State laws governing the use of a rope or chain instead of a tow hitch

A black-and-white photo of an early racecar being towed by a rope through a town
An early racecar being towed by a rope | ISC Images & Archives via Getty Images

Using a rope or chain to tow your car was once legal and still is now in some areas, but not on freeways. According to AMR Auto Repair & Towing, most states allow the use of a rope or a chain for towing, provided that you use the right tools follow the recommended guidelines. But when you don’t follow the safe practices for towing, it can pose a risk to you and those around you — and you may be held accountable by law. Therefore, many states have made it illegal to use a chain or rope for towing on freeways.

Nevertheless, according to AAA, some states still legalize using a rope or chain to tow vehicles. Examples are Delaware, Mississippi, New Mexico, Arizona, Florida, and Louisiana. Always check state laws to find out whether additional guidelines are required. Also, establish whether a specific color of cloth or sign is needed while towing.

Why tow hitches are safer than chains and ropes

Ropes snap, and chains break. Most are not strong enough to handle the weight of a vehicle. Although chains are stronger and more durable than ropes, they are still not safe for towing. They lack the flexibility for the various pull directions and tensions involved in towing.

On the other hand, you can adjust a tow hitch to accommodate various applications and accessories. With an adjustable hitch, you can move the tow ball up and down rather than being stuck in one position.
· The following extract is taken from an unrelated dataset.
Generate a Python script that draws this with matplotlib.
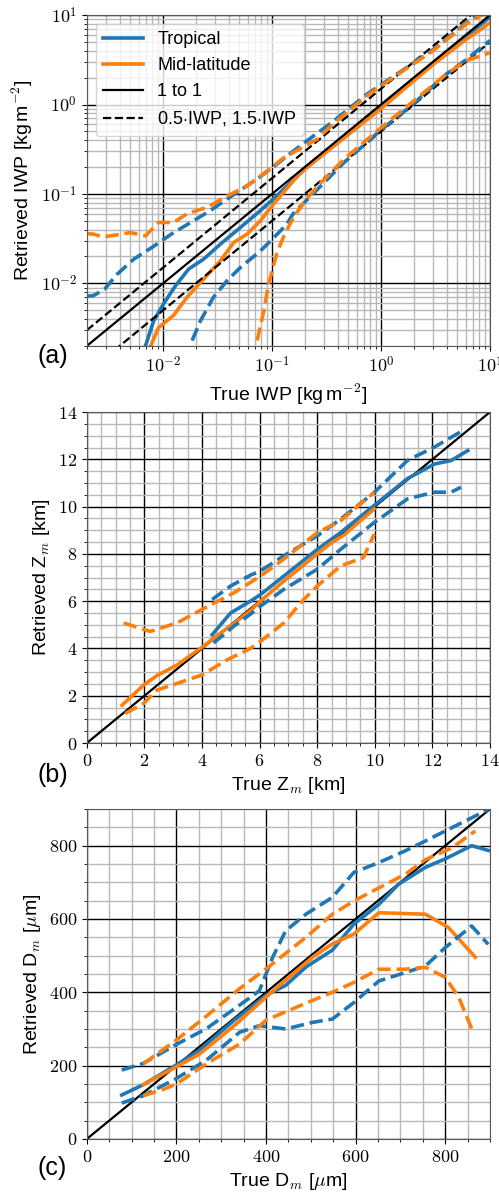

Other safe uses for tow hitches

Tow hitches are versatile. In addition to pulling vehicles, they also have many other lesser-known uses. They vary in functionality and practical application. Because it’s easy to fit most vehicles with a trailer hitch, there is an increased opportunity for expanded functionality. Like any big purchase, you hope to get the most out of your investment, and a tow hitch is no different. Here are a few alternative uses for tow hitches:

  • Cargo management: A cargo carrier is ideal for carrying various items, such as camping gear, sporting equipment, and tools.
  • Bike rack base: Attaching a bike rack to a tow hitch helps you free up space in your vehicle’s cargo area.
  • Trailer hitch hammock: This allows you to set up a hammock for reading or relaxation on the go.
  • Superbumper: When you’re not towing, you can put your hitch to better use with a superbumper. It protects you and your family from injury in case of a rear-end collision.

The bottom line

Self-towing, when done the right way, comes in handy in desperate situations. However, it’s important to remember that improper towing can not only damage your vehicle but also pose a danger to other motorists. Professional towing companies have many years of experience, knowledge, and the required tools to do the job safely. By contrast, using inexperienced people is a high-risk activity. But if you really must do it yourself, you’re safer using a tow hitch instead of a rope or chain.